**** DATA EXTRACT ****

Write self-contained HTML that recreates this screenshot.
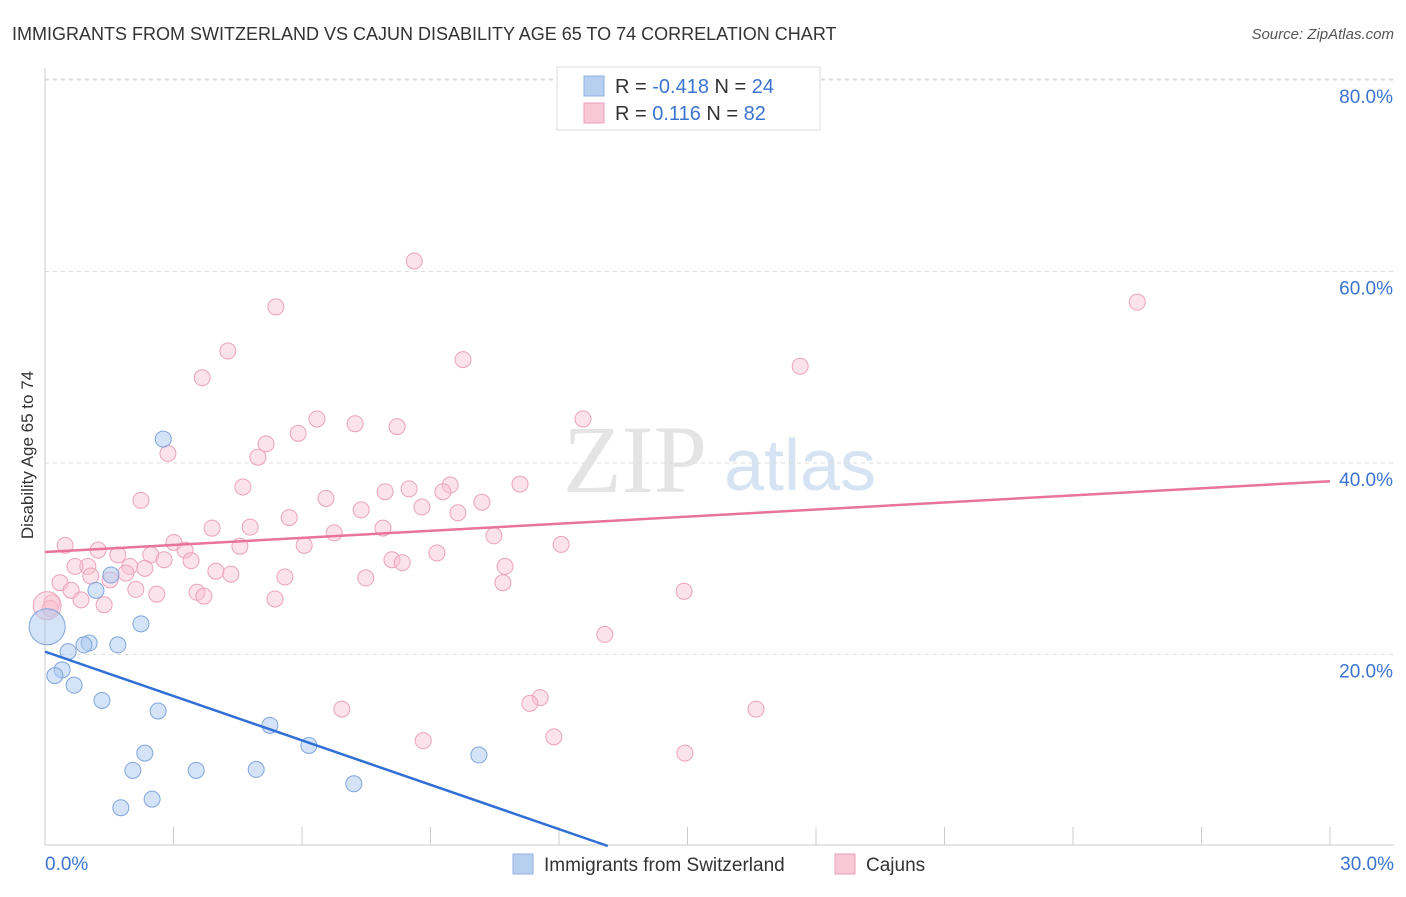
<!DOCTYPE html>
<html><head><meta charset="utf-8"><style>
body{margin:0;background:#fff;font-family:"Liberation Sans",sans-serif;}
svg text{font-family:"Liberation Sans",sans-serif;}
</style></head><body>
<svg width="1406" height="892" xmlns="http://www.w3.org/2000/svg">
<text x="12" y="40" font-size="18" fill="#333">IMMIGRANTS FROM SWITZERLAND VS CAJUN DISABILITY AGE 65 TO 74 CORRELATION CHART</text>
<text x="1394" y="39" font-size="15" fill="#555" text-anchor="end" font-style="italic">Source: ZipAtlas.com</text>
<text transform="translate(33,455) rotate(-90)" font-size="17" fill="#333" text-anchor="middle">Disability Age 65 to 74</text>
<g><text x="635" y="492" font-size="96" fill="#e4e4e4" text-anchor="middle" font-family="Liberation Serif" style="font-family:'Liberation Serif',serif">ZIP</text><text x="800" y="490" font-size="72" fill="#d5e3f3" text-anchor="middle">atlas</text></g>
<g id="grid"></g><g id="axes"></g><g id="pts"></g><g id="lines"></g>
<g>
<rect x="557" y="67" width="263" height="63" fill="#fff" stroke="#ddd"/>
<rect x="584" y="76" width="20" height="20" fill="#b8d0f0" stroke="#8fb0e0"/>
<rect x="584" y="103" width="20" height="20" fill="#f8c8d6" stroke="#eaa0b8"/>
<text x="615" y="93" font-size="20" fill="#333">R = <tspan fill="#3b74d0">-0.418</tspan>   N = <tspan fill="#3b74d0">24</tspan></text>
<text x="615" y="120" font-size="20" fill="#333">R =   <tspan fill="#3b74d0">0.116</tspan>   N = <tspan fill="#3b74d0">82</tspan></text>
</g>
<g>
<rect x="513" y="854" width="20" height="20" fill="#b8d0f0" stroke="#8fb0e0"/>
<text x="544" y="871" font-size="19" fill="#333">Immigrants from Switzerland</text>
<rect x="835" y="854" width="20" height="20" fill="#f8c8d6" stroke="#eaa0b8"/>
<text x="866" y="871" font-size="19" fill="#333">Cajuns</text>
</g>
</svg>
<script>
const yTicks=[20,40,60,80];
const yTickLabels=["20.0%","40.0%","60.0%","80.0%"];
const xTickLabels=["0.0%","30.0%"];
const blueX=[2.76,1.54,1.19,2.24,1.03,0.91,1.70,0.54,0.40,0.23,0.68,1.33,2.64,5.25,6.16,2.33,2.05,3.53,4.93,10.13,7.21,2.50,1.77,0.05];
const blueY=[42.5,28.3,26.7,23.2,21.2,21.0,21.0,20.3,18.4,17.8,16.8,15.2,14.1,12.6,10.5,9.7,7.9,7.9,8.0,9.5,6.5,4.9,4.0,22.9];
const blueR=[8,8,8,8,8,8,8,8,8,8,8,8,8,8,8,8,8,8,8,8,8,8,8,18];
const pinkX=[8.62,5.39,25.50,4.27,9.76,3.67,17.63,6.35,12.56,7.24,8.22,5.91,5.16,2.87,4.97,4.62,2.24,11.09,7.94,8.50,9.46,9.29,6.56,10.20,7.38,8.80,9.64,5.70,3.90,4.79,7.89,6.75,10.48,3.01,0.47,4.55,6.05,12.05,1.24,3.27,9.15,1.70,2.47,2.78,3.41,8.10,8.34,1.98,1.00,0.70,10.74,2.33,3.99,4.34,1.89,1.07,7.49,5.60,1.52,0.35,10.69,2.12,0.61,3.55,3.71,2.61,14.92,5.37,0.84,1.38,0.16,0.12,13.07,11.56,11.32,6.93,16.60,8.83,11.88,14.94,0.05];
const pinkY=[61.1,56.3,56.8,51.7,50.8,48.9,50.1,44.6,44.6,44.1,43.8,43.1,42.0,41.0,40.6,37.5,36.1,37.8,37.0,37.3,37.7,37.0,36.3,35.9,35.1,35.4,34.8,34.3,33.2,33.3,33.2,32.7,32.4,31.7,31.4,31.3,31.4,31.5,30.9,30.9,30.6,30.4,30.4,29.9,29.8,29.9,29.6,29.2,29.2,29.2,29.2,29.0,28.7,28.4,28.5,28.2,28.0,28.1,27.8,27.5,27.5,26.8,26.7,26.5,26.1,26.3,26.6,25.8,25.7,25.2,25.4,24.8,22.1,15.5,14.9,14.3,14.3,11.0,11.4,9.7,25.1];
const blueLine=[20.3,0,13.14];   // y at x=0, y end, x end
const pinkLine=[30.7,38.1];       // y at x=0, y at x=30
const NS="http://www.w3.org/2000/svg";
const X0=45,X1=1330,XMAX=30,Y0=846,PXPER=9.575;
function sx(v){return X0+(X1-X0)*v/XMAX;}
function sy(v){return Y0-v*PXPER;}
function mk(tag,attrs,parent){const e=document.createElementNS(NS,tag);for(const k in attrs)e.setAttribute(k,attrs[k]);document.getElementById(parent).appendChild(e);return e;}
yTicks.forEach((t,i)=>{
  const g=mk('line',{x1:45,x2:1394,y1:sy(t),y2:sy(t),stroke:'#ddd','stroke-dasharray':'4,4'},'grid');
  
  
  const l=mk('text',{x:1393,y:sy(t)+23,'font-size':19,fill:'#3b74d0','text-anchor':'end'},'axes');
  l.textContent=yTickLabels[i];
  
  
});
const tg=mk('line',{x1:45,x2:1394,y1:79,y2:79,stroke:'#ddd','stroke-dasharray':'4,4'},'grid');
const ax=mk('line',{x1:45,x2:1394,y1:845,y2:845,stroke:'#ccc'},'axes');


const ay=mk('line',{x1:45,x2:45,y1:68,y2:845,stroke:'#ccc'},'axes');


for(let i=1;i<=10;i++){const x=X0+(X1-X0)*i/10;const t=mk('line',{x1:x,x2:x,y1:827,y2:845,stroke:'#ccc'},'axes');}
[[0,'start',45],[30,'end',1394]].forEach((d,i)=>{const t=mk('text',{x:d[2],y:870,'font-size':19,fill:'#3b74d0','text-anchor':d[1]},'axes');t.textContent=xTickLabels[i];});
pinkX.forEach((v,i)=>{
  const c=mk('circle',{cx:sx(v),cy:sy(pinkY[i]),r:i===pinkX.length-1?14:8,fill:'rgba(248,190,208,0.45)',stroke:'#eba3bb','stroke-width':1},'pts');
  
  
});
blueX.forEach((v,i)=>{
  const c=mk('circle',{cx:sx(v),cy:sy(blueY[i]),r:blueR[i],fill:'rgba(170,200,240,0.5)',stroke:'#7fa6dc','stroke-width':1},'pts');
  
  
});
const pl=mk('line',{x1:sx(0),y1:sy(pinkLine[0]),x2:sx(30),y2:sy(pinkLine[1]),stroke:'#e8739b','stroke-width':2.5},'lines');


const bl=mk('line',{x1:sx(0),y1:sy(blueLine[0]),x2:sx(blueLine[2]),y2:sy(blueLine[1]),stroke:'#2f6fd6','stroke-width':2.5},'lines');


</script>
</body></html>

****

→ **TO BE DONE**
Give the data above again in full and unchanged, skipping the pictures.

→ **EXPECTED OUTPUT**
Write self-contained HTML that recreates this screenshot.
<!DOCTYPE html>
<html><head><meta charset="utf-8"><style>
body{margin:0;background:#fff;font-family:"Liberation Sans",sans-serif;}
svg text{font-family:"Liberation Sans",sans-serif;}
</style></head><body>
<svg width="1406" height="892" xmlns="http://www.w3.org/2000/svg">
<text x="12" y="40" font-size="18" fill="#333">IMMIGRANTS FROM SWITZERLAND VS CAJUN DISABILITY AGE 65 TO 74 CORRELATION CHART</text>
<text x="1394" y="39" font-size="15" fill="#555" text-anchor="end" font-style="italic">Source: ZipAtlas.com</text>
<text transform="translate(33,455) rotate(-90)" font-size="17" fill="#333" text-anchor="middle">Disability Age 65 to 74</text>
<g><text x="635" y="492" font-size="96" fill="#e4e4e4" text-anchor="middle" font-family="Liberation Serif" style="font-family:'Liberation Serif',serif">ZIP</text><text x="800" y="490" font-size="72" fill="#d5e3f3" text-anchor="middle">atlas</text></g>
<g id="grid"></g><g id="axes"></g><g id="pts"></g><g id="lines"></g>
<g>
<rect x="557" y="67" width="263" height="63" fill="#fff" stroke="#ddd"/>
<rect x="584" y="76" width="20" height="20" fill="#b8d0f0" stroke="#8fb0e0"/>
<rect x="584" y="103" width="20" height="20" fill="#f8c8d6" stroke="#eaa0b8"/>
<text x="615" y="93" font-size="20" fill="#333">R = <tspan fill="#3b74d0">-0.418</tspan>   N = <tspan fill="#3b74d0">24</tspan></text>
<text x="615" y="120" font-size="20" fill="#333">R =   <tspan fill="#3b74d0">0.116</tspan>   N = <tspan fill="#3b74d0">82</tspan></text>
</g>
<g>
<rect x="513" y="854" width="20" height="20" fill="#b8d0f0" stroke="#8fb0e0"/>
<text x="544" y="871" font-size="19" fill="#333">Immigrants from Switzerland</text>
<rect x="835" y="854" width="20" height="20" fill="#f8c8d6" stroke="#eaa0b8"/>
<text x="866" y="871" font-size="19" fill="#333">Cajuns</text>
</g>
</svg>
<script>
const yTicks=[20,40,60,80];
const yTickLabels=["20.0%","40.0%","60.0%","80.0%"];
const xTickLabels=["0.0%","30.0%"];
const blueX=[2.76,1.54,1.19,2.24,1.03,0.91,1.70,0.54,0.40,0.23,0.68,1.33,2.64,5.25,6.16,2.33,2.05,3.53,4.93,10.13,7.21,2.50,1.77,0.05];
const blueY=[42.5,28.3,26.7,23.2,21.2,21.0,21.0,20.3,18.4,17.8,16.8,15.2,14.1,12.6,10.5,9.7,7.9,7.9,8.0,9.5,6.5,4.9,4.0,22.9];
const blueR=[8,8,8,8,8,8,8,8,8,8,8,8,8,8,8,8,8,8,8,8,8,8,8,18];
const pinkX=[8.62,5.39,25.50,4.27,9.76,3.67,17.63,6.35,12.56,7.24,8.22,5.91,5.16,2.87,4.97,4.62,2.24,11.09,7.94,8.50,9.46,9.29,6.56,10.20,7.38,8.80,9.64,5.70,3.90,4.79,7.89,6.75,10.48,3.01,0.47,4.55,6.05,12.05,1.24,3.27,9.15,1.70,2.47,2.78,3.41,8.10,8.34,1.98,1.00,0.70,10.74,2.33,3.99,4.34,1.89,1.07,7.49,5.60,1.52,0.35,10.69,2.12,0.61,3.55,3.71,2.61,14.92,5.37,0.84,1.38,0.16,0.12,13.07,11.56,11.32,6.93,16.60,8.83,11.88,14.94,0.05];
const pinkY=[61.1,56.3,56.8,51.7,50.8,48.9,50.1,44.6,44.6,44.1,43.8,43.1,42.0,41.0,40.6,37.5,36.1,37.8,37.0,37.3,37.7,37.0,36.3,35.9,35.1,35.4,34.8,34.3,33.2,33.3,33.2,32.7,32.4,31.7,31.4,31.3,31.4,31.5,30.9,30.9,30.6,30.4,30.4,29.9,29.8,29.9,29.6,29.2,29.2,29.2,29.2,29.0,28.7,28.4,28.5,28.2,28.0,28.1,27.8,27.5,27.5,26.8,26.7,26.5,26.1,26.3,26.6,25.8,25.7,25.2,25.4,24.8,22.1,15.5,14.9,14.3,14.3,11.0,11.4,9.7,25.1];
const blueLine=[20.3,0,13.14];   // y at x=0, y end, x end
const pinkLine=[30.7,38.1];       // y at x=0, y at x=30
const NS="http://www.w3.org/2000/svg";
const X0=45,X1=1330,XMAX=30,Y0=846,PXPER=9.575;
function sx(v){return X0+(X1-X0)*v/XMAX;}
function sy(v){return Y0-v*PXPER;}
function mk(tag,attrs,parent){const e=document.createElementNS(NS,tag);for(const k in attrs)e.setAttribute(k,attrs[k]);document.getElementById(parent).appendChild(e);return e;}
yTicks.forEach((t,i)=>{
  const g=mk('line',{x1:45,x2:1394,y1:sy(t),y2:sy(t),stroke:'#ddd','stroke-dasharray':'4,4'},'grid');
  
  
  const l=mk('text',{x:1393,y:sy(t)+23,'font-size':19,fill:'#3b74d0','text-anchor':'end'},'axes');
  l.textContent=yTickLabels[i];
  
  
});
const tg=mk('line',{x1:45,x2:1394,y1:79,y2:79,stroke:'#ddd','stroke-dasharray':'4,4'},'grid');
const ax=mk('line',{x1:45,x2:1394,y1:845,y2:845,stroke:'#ccc'},'axes');


const ay=mk('line',{x1:45,x2:45,y1:68,y2:845,stroke:'#ccc'},'axes');


for(let i=1;i<=10;i++){const x=X0+(X1-X0)*i/10;const t=mk('line',{x1:x,x2:x,y1:827,y2:845,stroke:'#ccc'},'axes');}
[[0,'start',45],[30,'end',1394]].forEach((d,i)=>{const t=mk('text',{x:d[2],y:870,'font-size':19,fill:'#3b74d0','text-anchor':d[1]},'axes');t.textContent=xTickLabels[i];});
pinkX.forEach((v,i)=>{
  const c=mk('circle',{cx:sx(v),cy:sy(pinkY[i]),r:i===pinkX.length-1?14:8,fill:'rgba(248,190,208,0.45)',stroke:'#eba3bb','stroke-width':1},'pts');
  
  
});
blueX.forEach((v,i)=>{
  const c=mk('circle',{cx:sx(v),cy:sy(blueY[i]),r:blueR[i],fill:'rgba(170,200,240,0.5)',stroke:'#7fa6dc','stroke-width':1},'pts');
  
  
});
const pl=mk('line',{x1:sx(0),y1:sy(pinkLine[0]),x2:sx(30),y2:sy(pinkLine[1]),stroke:'#e8739b','stroke-width':2.5},'lines');


const bl=mk('line',{x1:sx(0),y1:sy(blueLine[0]),x2:sx(blueLine[2]),y2:sy(blueLine[1]),stroke:'#2f6fd6','stroke-width':2.5},'lines');


</script>
</body></html>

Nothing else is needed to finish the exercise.